Return each line of the data below verbatim; pictures are to be left out.

EXERCISE INPUT
■ ■ ■ ■

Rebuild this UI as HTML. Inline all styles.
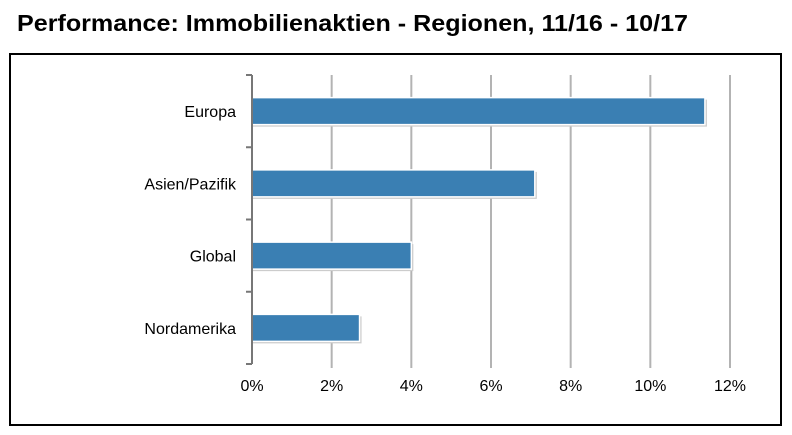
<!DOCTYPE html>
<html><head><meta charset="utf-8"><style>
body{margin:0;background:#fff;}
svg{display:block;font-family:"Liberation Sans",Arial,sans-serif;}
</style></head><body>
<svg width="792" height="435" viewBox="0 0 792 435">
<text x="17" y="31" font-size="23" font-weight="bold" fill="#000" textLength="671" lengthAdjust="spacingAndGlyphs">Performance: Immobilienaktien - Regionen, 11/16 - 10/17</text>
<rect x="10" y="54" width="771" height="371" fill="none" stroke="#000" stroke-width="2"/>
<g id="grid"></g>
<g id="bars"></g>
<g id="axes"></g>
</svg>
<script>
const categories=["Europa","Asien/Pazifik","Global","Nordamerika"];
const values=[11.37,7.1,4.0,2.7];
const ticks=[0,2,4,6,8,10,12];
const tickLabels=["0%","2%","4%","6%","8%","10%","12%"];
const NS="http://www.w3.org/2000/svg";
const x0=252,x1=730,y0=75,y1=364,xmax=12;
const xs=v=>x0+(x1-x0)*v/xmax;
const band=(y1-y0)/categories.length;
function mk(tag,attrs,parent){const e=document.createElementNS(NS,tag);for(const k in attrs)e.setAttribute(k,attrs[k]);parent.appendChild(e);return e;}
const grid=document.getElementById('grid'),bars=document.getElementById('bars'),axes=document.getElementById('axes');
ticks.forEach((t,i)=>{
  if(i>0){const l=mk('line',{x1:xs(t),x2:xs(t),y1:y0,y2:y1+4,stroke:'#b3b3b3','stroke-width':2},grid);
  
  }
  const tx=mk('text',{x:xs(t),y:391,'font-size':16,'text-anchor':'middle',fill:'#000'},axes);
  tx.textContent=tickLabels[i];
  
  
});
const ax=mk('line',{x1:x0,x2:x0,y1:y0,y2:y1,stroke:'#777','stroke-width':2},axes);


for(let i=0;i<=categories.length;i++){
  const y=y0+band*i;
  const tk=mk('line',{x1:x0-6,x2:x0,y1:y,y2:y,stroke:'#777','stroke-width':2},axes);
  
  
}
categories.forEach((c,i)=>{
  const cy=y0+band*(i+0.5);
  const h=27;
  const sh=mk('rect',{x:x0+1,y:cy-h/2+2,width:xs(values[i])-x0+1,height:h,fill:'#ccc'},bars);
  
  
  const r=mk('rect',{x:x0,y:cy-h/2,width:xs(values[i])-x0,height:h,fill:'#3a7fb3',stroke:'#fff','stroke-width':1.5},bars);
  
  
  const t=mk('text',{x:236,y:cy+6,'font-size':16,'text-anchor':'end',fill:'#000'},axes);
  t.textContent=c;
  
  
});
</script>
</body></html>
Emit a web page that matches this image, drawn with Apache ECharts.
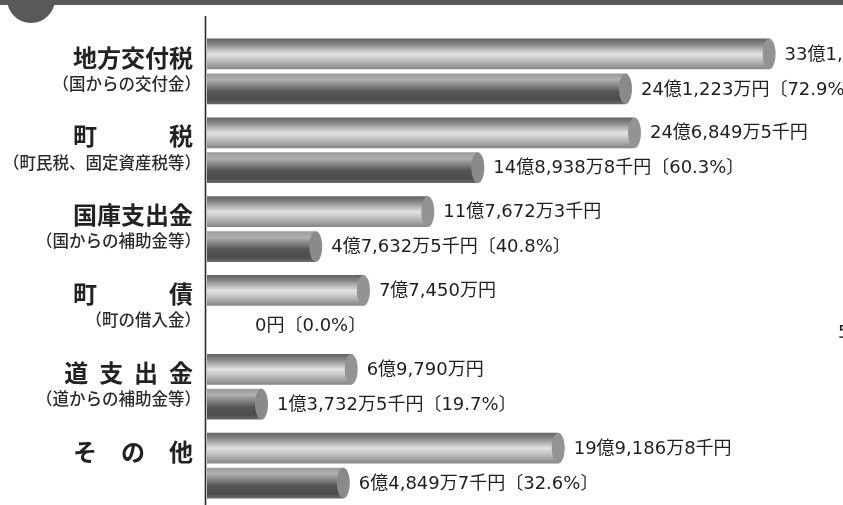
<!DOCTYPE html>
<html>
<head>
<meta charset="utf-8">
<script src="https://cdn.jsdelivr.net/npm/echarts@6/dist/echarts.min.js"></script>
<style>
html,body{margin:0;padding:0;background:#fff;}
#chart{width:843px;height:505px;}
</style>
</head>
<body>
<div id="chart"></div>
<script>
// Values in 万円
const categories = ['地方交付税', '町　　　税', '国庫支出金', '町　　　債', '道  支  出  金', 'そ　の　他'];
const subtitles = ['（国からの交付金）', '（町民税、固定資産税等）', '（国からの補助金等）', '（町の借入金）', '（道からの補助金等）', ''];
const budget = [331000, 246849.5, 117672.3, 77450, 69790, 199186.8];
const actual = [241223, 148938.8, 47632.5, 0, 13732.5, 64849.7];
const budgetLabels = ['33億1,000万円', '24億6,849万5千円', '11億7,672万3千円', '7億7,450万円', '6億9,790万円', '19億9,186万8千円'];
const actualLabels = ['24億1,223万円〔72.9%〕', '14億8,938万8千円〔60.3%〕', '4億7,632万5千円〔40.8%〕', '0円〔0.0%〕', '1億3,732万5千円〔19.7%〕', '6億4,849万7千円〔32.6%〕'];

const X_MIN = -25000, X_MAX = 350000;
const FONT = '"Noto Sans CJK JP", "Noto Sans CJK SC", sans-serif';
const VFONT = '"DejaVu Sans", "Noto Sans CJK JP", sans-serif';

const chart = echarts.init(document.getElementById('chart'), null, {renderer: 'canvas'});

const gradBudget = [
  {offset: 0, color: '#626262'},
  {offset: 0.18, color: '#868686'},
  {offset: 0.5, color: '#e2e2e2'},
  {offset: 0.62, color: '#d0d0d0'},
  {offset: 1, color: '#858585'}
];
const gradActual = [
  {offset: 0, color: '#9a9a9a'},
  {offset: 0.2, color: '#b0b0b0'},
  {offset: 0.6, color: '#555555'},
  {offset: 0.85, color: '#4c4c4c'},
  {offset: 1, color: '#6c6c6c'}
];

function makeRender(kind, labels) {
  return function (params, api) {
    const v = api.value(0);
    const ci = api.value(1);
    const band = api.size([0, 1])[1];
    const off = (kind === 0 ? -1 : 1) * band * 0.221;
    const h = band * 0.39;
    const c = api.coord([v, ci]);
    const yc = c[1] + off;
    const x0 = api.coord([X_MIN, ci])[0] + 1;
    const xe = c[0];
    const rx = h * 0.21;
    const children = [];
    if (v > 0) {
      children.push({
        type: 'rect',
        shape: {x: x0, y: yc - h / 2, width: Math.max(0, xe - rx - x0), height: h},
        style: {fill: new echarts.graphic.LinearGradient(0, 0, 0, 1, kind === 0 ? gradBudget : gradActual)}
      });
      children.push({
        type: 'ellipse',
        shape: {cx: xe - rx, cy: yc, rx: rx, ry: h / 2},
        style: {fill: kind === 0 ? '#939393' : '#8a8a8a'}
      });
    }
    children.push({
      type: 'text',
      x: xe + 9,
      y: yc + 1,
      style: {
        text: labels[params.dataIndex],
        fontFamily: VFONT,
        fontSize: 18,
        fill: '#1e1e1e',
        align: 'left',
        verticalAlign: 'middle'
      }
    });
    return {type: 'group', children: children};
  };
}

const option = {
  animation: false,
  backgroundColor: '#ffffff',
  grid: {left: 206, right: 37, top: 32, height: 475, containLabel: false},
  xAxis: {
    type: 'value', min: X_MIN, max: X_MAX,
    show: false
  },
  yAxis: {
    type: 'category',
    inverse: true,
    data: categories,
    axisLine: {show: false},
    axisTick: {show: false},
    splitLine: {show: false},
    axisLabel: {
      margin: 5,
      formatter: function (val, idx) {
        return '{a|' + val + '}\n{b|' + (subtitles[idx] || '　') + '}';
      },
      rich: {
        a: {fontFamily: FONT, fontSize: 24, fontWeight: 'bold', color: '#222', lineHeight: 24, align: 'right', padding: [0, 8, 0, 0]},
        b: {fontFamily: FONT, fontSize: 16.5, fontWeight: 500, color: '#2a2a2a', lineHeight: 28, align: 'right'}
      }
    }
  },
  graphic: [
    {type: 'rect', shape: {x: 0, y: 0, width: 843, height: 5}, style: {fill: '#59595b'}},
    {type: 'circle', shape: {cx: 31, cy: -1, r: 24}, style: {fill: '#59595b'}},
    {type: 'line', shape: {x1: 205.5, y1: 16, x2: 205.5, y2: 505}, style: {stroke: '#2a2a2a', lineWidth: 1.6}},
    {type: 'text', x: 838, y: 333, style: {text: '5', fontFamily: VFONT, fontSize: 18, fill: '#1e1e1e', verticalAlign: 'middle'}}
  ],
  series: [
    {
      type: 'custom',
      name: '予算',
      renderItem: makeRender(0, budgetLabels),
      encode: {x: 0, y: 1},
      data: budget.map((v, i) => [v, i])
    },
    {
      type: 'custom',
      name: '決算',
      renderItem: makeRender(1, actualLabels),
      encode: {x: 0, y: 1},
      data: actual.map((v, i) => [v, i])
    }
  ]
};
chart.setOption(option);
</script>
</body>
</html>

■ ■ ■ ■

THE REPLY
Rebuild this UI as HTML. Inline all styles.
<!DOCTYPE html>
<html><head><meta charset="utf-8"><style>
body{margin:0;background:#fff;}
svg{display:block;font-family:"Liberation Sans",Arial,sans-serif;}
</style></head><body>
<svg width="792" height="435" viewBox="0 0 792 435">
<text x="17" y="31" font-size="23" font-weight="bold" fill="#000" textLength="671" lengthAdjust="spacingAndGlyphs">Performance: Immobilienaktien - Regionen, 11/16 - 10/17</text>
<rect x="10" y="54" width="771" height="371" fill="none" stroke="#000" stroke-width="2"/>
<g id="grid"></g>
<g id="bars"></g>
<g id="axes"></g>
</svg>
<script>
const categories=["Europa","Asien/Pazifik","Global","Nordamerika"];
const values=[11.37,7.1,4.0,2.7];
const ticks=[0,2,4,6,8,10,12];
const tickLabels=["0%","2%","4%","6%","8%","10%","12%"];
const NS="http://www.w3.org/2000/svg";
const x0=252,x1=730,y0=75,y1=364,xmax=12;
const xs=v=>x0+(x1-x0)*v/xmax;
const band=(y1-y0)/categories.length;
function mk(tag,attrs,parent){const e=document.createElementNS(NS,tag);for(const k in attrs)e.setAttribute(k,attrs[k]);parent.appendChild(e);return e;}
const grid=document.getElementById('grid'),bars=document.getElementById('bars'),axes=document.getElementById('axes');
ticks.forEach((t,i)=>{
  if(i>0){const l=mk('line',{x1:xs(t),x2:xs(t),y1:y0,y2:y1+4,stroke:'#b3b3b3','stroke-width':2},grid);
  
  }
  const tx=mk('text',{x:xs(t),y:391,'font-size':16,'text-anchor':'middle',fill:'#000'},axes);
  tx.textContent=tickLabels[i];
  
  
});
const ax=mk('line',{x1:x0,x2:x0,y1:y0,y2:y1,stroke:'#777','stroke-width':2},axes);


for(let i=0;i<=categories.length;i++){
  const y=y0+band*i;
  const tk=mk('line',{x1:x0-6,x2:x0,y1:y,y2:y,stroke:'#777','stroke-width':2},axes);
  
  
}
categories.forEach((c,i)=>{
  const cy=y0+band*(i+0.5);
  const h=27;
  const sh=mk('rect',{x:x0+1,y:cy-h/2+2,width:xs(values[i])-x0+1,height:h,fill:'#ccc'},bars);
  
  
  const r=mk('rect',{x:x0,y:cy-h/2,width:xs(values[i])-x0,height:h,fill:'#3a7fb3',stroke:'#fff','stroke-width':1.5},bars);
  
  
  const t=mk('text',{x:236,y:cy+6,'font-size':16,'text-anchor':'end',fill:'#000'},axes);
  t.textContent=c;
  
  
});
</script>
</body></html>
Emit a web page that matches this image, drawn with Apache ECharts.
<!DOCTYPE html>
<html>
<head>
<meta charset="utf-8">
<script src="https://cdn.jsdelivr.net/npm/echarts@6/dist/echarts.min.js"></script>
<style>
html,body{margin:0;padding:0;background:#fff;}
#chart{width:843px;height:505px;}
</style>
</head>
<body>
<div id="chart"></div>
<script>
// Values in 万円
const categories = ['地方交付税', '町　　　税', '国庫支出金', '町　　　債', '道  支  出  金', 'そ　の　他'];
const subtitles = ['（国からの交付金）', '（町民税、固定資産税等）', '（国からの補助金等）', '（町の借入金）', '（道からの補助金等）', ''];
const budget = [331000, 246849.5, 117672.3, 77450, 69790, 199186.8];
const actual = [241223, 148938.8, 47632.5, 0, 13732.5, 64849.7];
const budgetLabels = ['33億1,000万円', '24億6,849万5千円', '11億7,672万3千円', '7億7,450万円', '6億9,790万円', '19億9,186万8千円'];
const actualLabels = ['24億1,223万円〔72.9%〕', '14億8,938万8千円〔60.3%〕', '4億7,632万5千円〔40.8%〕', '0円〔0.0%〕', '1億3,732万5千円〔19.7%〕', '6億4,849万7千円〔32.6%〕'];

const X_MIN = -25000, X_MAX = 350000;
const FONT = '"Noto Sans CJK JP", "Noto Sans CJK SC", sans-serif';
const VFONT = '"DejaVu Sans", "Noto Sans CJK JP", sans-serif';

const chart = echarts.init(document.getElementById('chart'), null, {renderer: 'canvas'});

const gradBudget = [
  {offset: 0, color: '#626262'},
  {offset: 0.18, color: '#868686'},
  {offset: 0.5, color: '#e2e2e2'},
  {offset: 0.62, color: '#d0d0d0'},
  {offset: 1, color: '#858585'}
];
const gradActual = [
  {offset: 0, color: '#9a9a9a'},
  {offset: 0.2, color: '#b0b0b0'},
  {offset: 0.6, color: '#555555'},
  {offset: 0.85, color: '#4c4c4c'},
  {offset: 1, color: '#6c6c6c'}
];

function makeRender(kind, labels) {
  return function (params, api) {
    const v = api.value(0);
    const ci = api.value(1);
    const band = api.size([0, 1])[1];
    const off = (kind === 0 ? -1 : 1) * band * 0.221;
    const h = band * 0.39;
    const c = api.coord([v, ci]);
    const yc = c[1] + off;
    const x0 = api.coord([X_MIN, ci])[0] + 1;
    const xe = c[0];
    const rx = h * 0.21;
    const children = [];
    if (v > 0) {
      children.push({
        type: 'rect',
        shape: {x: x0, y: yc - h / 2, width: Math.max(0, xe - rx - x0), height: h},
        style: {fill: new echarts.graphic.LinearGradient(0, 0, 0, 1, kind === 0 ? gradBudget : gradActual)}
      });
      children.push({
        type: 'ellipse',
        shape: {cx: xe - rx, cy: yc, rx: rx, ry: h / 2},
        style: {fill: kind === 0 ? '#939393' : '#8a8a8a'}
      });
    }
    children.push({
      type: 'text',
      x: xe + 9,
      y: yc + 1,
      style: {
        text: labels[params.dataIndex],
        fontFamily: VFONT,
        fontSize: 18,
        fill: '#1e1e1e',
        align: 'left',
        verticalAlign: 'middle'
      }
    });
    return {type: 'group', children: children};
  };
}

const option = {
  animation: false,
  backgroundColor: '#ffffff',
  grid: {left: 206, right: 37, top: 32, height: 475, containLabel: false},
  xAxis: {
    type: 'value', min: X_MIN, max: X_MAX,
    show: false
  },
  yAxis: {
    type: 'category',
    inverse: true,
    data: categories,
    axisLine: {show: false},
    axisTick: {show: false},
    splitLine: {show: false},
    axisLabel: {
      margin: 5,
      formatter: function (val, idx) {
        return '{a|' + val + '}\n{b|' + (subtitles[idx] || '　') + '}';
      },
      rich: {
        a: {fontFamily: FONT, fontSize: 24, fontWeight: 'bold', color: '#222', lineHeight: 24, align: 'right', padding: [0, 8, 0, 0]},
        b: {fontFamily: FONT, fontSize: 16.5, fontWeight: 500, color: '#2a2a2a', lineHeight: 28, align: 'right'}
      }
    }
  },
  graphic: [
    {type: 'rect', shape: {x: 0, y: 0, width: 843, height: 5}, style: {fill: '#59595b'}},
    {type: 'circle', shape: {cx: 31, cy: -1, r: 24}, style: {fill: '#59595b'}},
    {type: 'line', shape: {x1: 205.5, y1: 16, x2: 205.5, y2: 505}, style: {stroke: '#2a2a2a', lineWidth: 1.6}},
    {type: 'text', x: 838, y: 333, style: {text: '5', fontFamily: VFONT, fontSize: 18, fill: '#1e1e1e', verticalAlign: 'middle'}}
  ],
  series: [
    {
      type: 'custom',
      name: '予算',
      renderItem: makeRender(0, budgetLabels),
      encode: {x: 0, y: 1},
      data: budget.map((v, i) => [v, i])
    },
    {
      type: 'custom',
      name: '決算',
      renderItem: makeRender(1, actualLabels),
      encode: {x: 0, y: 1},
      data: actual.map((v, i) => [v, i])
    }
  ]
};
chart.setOption(option);
</script>
</body>
</html>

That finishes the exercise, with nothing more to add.